Exercise details ▸
Your task is to quote, unchanged, only the lines from the one with "Convert this chart" through the one with "import * as d3 from 'd3';", both ends included.

Supplied records ▸
+--
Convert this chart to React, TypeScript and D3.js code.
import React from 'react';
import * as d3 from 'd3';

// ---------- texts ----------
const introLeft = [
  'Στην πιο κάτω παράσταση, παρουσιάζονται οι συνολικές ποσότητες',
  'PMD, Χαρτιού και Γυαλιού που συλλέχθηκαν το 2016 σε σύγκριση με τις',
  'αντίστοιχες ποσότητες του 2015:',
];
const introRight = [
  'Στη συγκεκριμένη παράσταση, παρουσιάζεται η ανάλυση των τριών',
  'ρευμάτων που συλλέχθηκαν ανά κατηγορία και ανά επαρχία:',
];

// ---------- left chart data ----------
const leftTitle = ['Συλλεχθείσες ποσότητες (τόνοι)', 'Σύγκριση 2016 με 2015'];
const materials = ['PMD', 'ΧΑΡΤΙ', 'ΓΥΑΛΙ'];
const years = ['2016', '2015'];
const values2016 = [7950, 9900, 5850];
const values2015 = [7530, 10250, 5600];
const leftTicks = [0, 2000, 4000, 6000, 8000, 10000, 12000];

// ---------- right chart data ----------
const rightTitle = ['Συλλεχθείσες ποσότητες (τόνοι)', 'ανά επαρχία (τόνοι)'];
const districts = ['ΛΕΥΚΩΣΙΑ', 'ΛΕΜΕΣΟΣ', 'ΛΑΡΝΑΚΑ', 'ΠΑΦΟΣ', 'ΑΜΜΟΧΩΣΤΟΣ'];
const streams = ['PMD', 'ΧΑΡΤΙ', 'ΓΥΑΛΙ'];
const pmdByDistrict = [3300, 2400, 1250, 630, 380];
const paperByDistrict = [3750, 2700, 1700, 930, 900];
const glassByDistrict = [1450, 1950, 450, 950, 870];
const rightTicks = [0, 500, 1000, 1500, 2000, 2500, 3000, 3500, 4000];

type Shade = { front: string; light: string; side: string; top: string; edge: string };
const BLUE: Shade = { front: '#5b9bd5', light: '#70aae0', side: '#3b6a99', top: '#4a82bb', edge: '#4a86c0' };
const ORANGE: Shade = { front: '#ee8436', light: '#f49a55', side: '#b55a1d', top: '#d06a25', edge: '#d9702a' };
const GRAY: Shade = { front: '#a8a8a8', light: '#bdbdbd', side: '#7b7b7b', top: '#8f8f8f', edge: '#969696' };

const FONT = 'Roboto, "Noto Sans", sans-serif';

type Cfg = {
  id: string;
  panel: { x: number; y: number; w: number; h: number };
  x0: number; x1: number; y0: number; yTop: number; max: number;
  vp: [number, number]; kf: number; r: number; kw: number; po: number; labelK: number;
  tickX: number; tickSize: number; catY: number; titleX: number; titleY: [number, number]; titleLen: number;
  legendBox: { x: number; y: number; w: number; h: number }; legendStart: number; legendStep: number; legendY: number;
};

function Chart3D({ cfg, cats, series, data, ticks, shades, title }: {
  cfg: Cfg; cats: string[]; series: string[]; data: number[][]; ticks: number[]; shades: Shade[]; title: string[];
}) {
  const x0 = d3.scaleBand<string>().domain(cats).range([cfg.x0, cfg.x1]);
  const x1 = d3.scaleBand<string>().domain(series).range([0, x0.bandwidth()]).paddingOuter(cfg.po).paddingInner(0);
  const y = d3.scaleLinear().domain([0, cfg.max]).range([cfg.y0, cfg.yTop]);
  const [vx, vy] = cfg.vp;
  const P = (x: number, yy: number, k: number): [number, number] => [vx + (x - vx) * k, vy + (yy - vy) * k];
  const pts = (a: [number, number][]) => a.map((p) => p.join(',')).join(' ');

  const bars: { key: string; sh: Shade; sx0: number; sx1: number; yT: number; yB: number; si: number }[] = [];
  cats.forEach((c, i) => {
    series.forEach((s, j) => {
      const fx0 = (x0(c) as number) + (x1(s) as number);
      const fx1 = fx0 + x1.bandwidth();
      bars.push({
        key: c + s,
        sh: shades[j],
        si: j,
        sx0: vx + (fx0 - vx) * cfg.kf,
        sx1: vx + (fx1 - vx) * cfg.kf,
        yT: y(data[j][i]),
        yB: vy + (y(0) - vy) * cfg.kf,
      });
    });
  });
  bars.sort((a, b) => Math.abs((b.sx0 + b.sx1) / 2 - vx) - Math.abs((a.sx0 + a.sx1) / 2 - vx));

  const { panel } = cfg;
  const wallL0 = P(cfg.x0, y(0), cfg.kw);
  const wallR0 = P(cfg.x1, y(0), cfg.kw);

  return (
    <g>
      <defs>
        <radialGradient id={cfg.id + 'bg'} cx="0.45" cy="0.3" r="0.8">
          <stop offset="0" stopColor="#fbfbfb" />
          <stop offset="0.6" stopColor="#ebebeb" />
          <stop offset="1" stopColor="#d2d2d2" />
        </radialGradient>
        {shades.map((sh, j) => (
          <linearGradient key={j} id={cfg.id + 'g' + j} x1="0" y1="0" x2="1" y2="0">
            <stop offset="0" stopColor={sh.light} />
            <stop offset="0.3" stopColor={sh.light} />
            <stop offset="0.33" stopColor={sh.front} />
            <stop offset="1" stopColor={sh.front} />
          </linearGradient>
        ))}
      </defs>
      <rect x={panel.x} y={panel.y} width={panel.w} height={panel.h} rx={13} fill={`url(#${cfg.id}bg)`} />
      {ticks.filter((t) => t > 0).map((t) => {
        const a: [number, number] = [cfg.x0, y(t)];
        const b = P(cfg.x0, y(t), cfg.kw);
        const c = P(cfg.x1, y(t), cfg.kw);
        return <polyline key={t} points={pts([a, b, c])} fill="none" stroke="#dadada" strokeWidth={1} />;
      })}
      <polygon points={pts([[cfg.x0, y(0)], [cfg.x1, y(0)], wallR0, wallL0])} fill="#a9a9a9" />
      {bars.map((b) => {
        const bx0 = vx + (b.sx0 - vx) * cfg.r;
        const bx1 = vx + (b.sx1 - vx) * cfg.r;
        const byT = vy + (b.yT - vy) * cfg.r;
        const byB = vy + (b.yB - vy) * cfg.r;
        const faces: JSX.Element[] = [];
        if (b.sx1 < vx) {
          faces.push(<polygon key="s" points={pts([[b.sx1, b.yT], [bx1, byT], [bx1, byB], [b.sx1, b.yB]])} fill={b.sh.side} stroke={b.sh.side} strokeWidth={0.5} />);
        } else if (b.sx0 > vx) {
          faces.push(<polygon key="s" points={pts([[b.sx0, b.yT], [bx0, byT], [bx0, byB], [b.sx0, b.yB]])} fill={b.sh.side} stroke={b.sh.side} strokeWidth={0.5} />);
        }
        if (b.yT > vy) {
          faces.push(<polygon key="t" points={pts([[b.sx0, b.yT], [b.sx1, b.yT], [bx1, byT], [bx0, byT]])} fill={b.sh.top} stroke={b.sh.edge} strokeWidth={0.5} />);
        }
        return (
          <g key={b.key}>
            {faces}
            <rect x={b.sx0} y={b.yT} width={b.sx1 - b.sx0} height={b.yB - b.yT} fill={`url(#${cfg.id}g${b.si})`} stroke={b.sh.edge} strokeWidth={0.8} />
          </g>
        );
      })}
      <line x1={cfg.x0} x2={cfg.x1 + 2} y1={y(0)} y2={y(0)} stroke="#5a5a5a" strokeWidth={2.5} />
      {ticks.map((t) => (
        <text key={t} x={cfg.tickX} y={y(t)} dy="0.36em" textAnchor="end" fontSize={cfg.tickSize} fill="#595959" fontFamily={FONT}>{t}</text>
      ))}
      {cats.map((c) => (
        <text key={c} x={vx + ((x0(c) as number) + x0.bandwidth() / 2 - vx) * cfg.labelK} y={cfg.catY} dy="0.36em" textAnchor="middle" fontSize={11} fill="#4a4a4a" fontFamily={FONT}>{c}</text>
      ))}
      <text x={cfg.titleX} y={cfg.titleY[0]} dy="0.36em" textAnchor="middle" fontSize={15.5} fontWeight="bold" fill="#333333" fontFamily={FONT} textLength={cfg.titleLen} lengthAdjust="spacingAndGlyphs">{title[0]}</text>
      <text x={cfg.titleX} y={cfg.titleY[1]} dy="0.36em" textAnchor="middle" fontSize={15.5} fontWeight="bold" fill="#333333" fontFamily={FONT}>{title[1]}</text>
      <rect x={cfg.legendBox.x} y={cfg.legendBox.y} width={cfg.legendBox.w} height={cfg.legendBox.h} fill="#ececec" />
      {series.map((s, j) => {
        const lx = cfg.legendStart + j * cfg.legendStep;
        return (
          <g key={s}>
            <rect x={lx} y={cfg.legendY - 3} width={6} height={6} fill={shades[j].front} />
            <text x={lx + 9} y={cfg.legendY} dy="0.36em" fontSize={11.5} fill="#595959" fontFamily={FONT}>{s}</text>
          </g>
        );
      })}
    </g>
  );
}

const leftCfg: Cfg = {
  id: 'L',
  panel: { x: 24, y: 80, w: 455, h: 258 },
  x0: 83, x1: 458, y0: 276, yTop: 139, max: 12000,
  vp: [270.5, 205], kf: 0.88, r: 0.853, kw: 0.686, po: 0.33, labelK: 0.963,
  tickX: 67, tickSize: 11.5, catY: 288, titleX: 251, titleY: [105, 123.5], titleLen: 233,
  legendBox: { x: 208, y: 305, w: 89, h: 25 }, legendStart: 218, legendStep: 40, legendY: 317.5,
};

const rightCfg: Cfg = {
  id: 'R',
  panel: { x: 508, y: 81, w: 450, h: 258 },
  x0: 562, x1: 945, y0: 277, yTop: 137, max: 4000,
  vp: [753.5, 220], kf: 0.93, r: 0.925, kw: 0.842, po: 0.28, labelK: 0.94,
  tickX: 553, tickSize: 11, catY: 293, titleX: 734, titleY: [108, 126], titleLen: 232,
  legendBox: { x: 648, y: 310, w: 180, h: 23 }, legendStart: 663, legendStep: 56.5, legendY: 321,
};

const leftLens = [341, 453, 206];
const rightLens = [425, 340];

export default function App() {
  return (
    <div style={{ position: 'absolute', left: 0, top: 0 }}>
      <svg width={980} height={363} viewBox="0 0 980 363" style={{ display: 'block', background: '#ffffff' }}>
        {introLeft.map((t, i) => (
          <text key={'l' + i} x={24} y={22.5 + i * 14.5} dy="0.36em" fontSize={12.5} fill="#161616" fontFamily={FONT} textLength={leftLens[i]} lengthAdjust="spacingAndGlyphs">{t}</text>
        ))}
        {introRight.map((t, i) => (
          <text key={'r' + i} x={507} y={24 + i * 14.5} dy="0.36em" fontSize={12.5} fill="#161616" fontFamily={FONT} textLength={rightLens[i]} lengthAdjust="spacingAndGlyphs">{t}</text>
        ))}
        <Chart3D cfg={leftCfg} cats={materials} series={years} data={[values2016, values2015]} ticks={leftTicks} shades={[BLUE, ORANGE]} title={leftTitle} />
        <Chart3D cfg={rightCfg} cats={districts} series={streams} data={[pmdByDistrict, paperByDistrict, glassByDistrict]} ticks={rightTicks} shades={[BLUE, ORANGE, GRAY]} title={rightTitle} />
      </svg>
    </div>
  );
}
+--
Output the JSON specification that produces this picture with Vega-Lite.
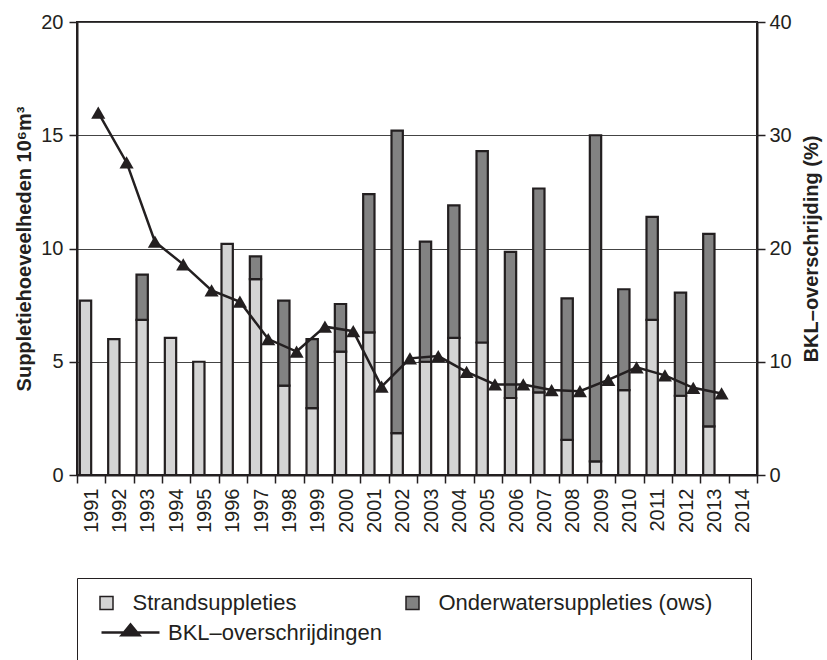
+--
Correct result ▸
Convert this chart to React, TypeScript and D3.js code.
import React from 'react';
import * as d3 from 'd3';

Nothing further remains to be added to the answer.